Patrick Bartley Jr, Knats and Claire Martin among highlights at Brighton Jazz Festival

Wednesday, October 2, 2024

A bumper packed bill of newcomers and established names headed to the at Palace Pier’s Horatio’s Bar for four nights of top notch jazz and beyond

Patrick Bartley Jr at Brighton Jazz Festival - All photos by Rikki Bokum
Patrick Bartley Jr at Brighton Jazz Festival - All photos by Rikki Bokum

Over four evenings, this year’s Brighton Jazz Festival gives us themes and moods to match the moment. On a stormy Thursday, bop lived, with two young acts reinvigorating a time-hallowed era with such joie de vivre and pleasure in display that history isn’t so much reenacted as transcended.

An untiringly fluent 23, altoist Sean Payne cuts an urbane figure in shades as his quartet Yellow Cab us downtown in tunes by Tony Williams and Freddie Hubbard. Keith Jarrett’s ‘So Tender’ slows things down but they excel at higher tempo, Michael Brecker’s wonky clockwork toy ‘Delta City Blues’ a showstopper, with drummer Darren Beckett outstanding throughout.

From the Shetlands, fellow altoist Rachael Cohen teams up with New York’s Miki Yamanaka Trio to ‘Bounce With Bud’, remember Benny Golson and plumb the depths of Geri Allen’s ‘Unconditional Love’ displaying Miki at her most pianistically florid.

Friday night’s for dancers, and a young crowd burned shoe leather to rising stars Knats. Clearly in thrall to Ezra Collective, despite less developed material there’s no resisting Newcastle’s co-founders King David Ike-Elechi on drums and electric bassist Stan Woodward whose jaw-dropping brilliance evokes Jack Bruce (and more contemporary players such as Thundercat and Hadrien Feraud - Ed).

Sensational on record, NTBM (Not To Be Missed) led by Hong Kong guitar ace and composer Tjoe Man Cheung can’t match Knats’ live drive but tenorist Marco Marotta shines on ‘Caribbean Sunset’, and ‘Starlight’ stands out among Tjoe’s tunes melodically seesawing between catchy and oblique.

Sell-out Saturday gets a terrific double-header of the homegrown and a big noise from Florida. The tri-generational QOW Trio ease us into carpet slippers with Jackie McLean and Big John Patton classics then pull the rug from under our feet with musical wit and attack. Every Spike Wells cymbal splash shouts panache and bashful young saxophone colossus Riley Stone-Lonergan (pictured above) thrillingly summons peak calypso Rollins on QOW’s own ‘Now Here’.

Dovetailing seamlessly with London’s Deschanel Gordon Trio led by a prodigy of heavy swing and lyrically expansive pianism, Patrick Bartley Jr’s alto is a high-wire act, capering, prancing and pirouetting along the melody line, earning cheer after cheer for his bravado and wit.
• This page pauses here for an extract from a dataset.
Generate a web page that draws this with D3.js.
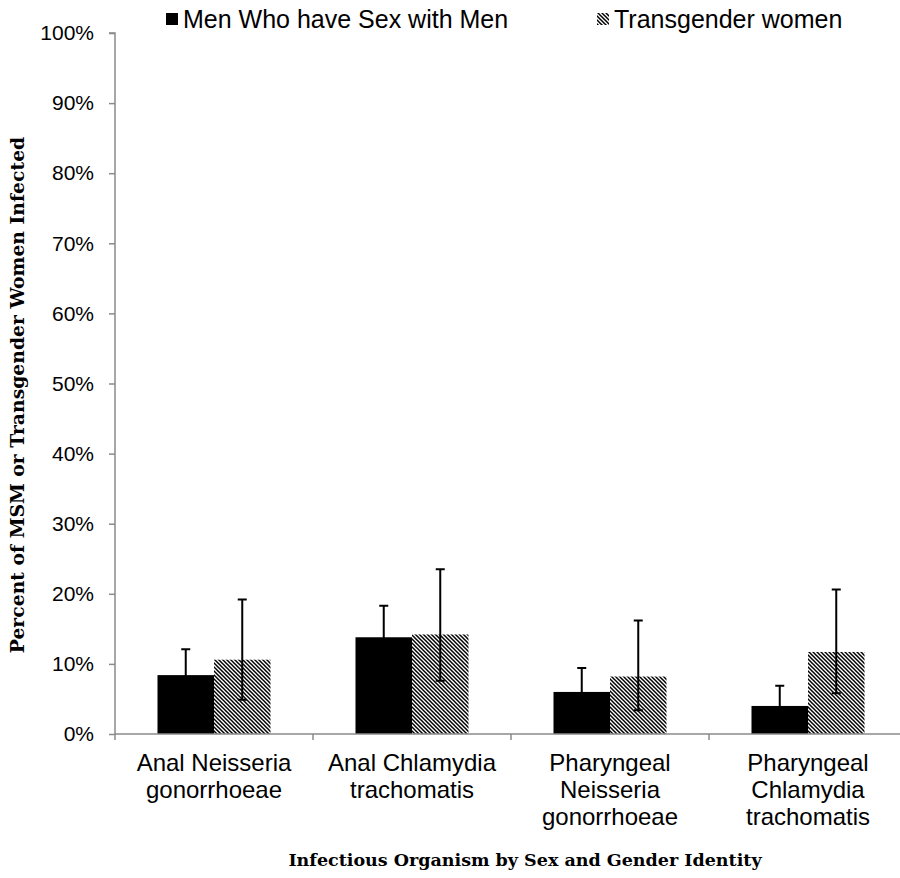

Inspired by his synaesthesia, ‘Tapestry’ is all rippling ivories and saxophonic dawn chorus, the Nintendo classic ‘Song Of Storms’ morphs into Trane’s versions of ‘Greensleeves’ and ‘My Favorite Things’, and Hoagy Carmichael’s ‘Stardust’ insightfully half-mocks its own romanticism.

Sunday eases us back to the working week in warmly intimate fashion, the 30-year-friendship and collaboration of pianist Jason Rebello and saxophonist Tim Garland giving us a set of chamber jazz at its most beautifully telepathic. Chestnuts ‘Moon River’ and ‘How Deep Is The Ocean?’ span their emotional range, Rebello’s ‘Fire Of Benevolence’ bobs along on life’s eddies, flows and tides — why rage? — and Garland's  ‘Samaii For Peace’ showcases his old friend’s dazzling technique for this evening’s biggest wow moment.

Local heroine Claire Martin (pictured above) is the perma-glam queen of swing, not a big voice but nonpareil for nuance and timing, her seductive lush life razzle-dazzle styling out heartache in Gershwin’s ‘The Man I Love’ — “What a feminist anthem!” — rendered as a rumba, Blossom Dearie’s ‘Bye Bye Country Boy’ which swings like a shire horse’s unmentionables and Vernon Duke’s ‘Autumn In New York’ sung straight and vulnerable to usher us back to a seasonal South Coast gale.